Start of Listed entries
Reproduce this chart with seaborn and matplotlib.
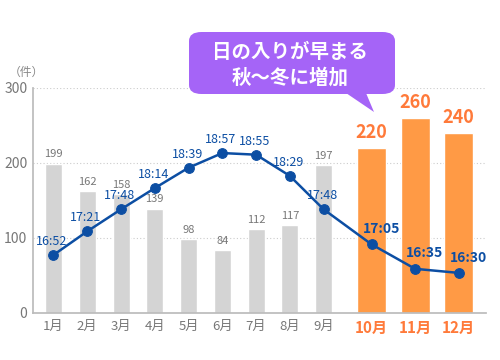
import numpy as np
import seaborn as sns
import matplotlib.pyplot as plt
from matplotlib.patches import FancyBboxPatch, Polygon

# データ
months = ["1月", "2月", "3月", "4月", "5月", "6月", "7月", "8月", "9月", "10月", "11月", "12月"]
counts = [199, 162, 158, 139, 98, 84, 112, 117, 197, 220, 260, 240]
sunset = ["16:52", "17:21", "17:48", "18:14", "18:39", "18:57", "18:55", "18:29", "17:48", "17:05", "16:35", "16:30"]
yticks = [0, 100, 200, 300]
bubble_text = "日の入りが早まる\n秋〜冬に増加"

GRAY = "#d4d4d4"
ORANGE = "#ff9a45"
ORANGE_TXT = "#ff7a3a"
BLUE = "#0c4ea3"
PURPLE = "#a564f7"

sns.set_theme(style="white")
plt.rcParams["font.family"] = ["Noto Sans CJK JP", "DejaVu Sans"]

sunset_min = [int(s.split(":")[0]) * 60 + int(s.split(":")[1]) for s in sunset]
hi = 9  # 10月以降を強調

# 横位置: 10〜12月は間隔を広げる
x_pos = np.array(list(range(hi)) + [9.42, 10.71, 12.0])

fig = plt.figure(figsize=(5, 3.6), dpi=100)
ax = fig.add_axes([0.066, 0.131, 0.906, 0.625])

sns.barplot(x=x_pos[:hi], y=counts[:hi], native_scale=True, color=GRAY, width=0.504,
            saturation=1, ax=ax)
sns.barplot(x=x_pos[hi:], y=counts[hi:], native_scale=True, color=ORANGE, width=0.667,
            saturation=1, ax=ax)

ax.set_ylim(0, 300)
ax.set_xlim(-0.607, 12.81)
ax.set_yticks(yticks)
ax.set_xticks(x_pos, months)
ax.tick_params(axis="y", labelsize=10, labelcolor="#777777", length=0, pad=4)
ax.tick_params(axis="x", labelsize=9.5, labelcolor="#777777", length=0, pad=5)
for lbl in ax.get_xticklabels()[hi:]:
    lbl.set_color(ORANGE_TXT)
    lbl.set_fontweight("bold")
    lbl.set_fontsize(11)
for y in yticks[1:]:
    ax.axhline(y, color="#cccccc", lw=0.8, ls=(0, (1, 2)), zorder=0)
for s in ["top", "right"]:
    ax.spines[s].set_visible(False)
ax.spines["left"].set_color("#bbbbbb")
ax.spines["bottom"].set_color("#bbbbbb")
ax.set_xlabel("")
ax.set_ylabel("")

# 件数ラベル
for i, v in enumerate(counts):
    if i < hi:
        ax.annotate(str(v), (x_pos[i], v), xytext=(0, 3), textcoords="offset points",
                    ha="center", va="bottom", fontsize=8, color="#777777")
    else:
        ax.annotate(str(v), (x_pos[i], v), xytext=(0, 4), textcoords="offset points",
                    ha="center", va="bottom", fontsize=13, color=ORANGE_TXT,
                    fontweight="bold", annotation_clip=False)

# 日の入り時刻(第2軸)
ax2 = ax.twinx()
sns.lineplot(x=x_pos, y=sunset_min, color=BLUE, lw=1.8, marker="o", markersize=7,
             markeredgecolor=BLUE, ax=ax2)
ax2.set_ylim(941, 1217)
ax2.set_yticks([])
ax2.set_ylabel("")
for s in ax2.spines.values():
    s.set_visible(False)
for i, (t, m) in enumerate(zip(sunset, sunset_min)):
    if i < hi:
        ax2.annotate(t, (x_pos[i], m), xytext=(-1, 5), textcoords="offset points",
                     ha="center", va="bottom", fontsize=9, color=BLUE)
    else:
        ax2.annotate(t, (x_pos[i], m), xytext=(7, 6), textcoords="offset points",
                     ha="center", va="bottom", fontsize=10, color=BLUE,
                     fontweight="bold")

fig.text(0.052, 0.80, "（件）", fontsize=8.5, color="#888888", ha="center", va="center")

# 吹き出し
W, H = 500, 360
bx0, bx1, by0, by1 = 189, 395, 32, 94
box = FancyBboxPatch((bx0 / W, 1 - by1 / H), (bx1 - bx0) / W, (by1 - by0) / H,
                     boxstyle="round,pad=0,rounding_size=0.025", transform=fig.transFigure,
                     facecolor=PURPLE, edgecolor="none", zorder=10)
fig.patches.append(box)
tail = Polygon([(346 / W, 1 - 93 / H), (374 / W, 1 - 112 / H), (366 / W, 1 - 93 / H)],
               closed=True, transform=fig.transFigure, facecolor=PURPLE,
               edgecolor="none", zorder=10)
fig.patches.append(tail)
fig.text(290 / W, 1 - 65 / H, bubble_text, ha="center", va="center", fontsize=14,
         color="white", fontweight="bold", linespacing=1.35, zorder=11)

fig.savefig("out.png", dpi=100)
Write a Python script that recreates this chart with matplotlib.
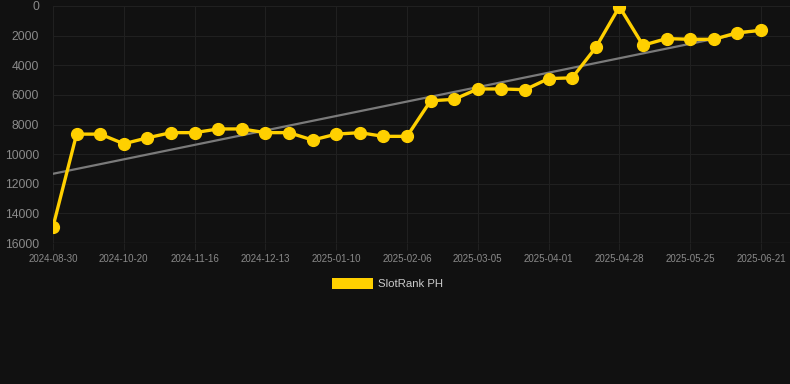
End of Listed entries
▶ _Task requirements_: Write down every line from the opening of the listing to the line with "from matplotlib.patches import", both included, and nothing else; the pictures are omitted.

▶ _Result for this task_:
Reproduce this chart with seaborn and matplotlib.
import numpy as np
import seaborn as sns
import matplotlib.pyplot as plt
from matplotlib.patches import FancyBboxPatch, Polygon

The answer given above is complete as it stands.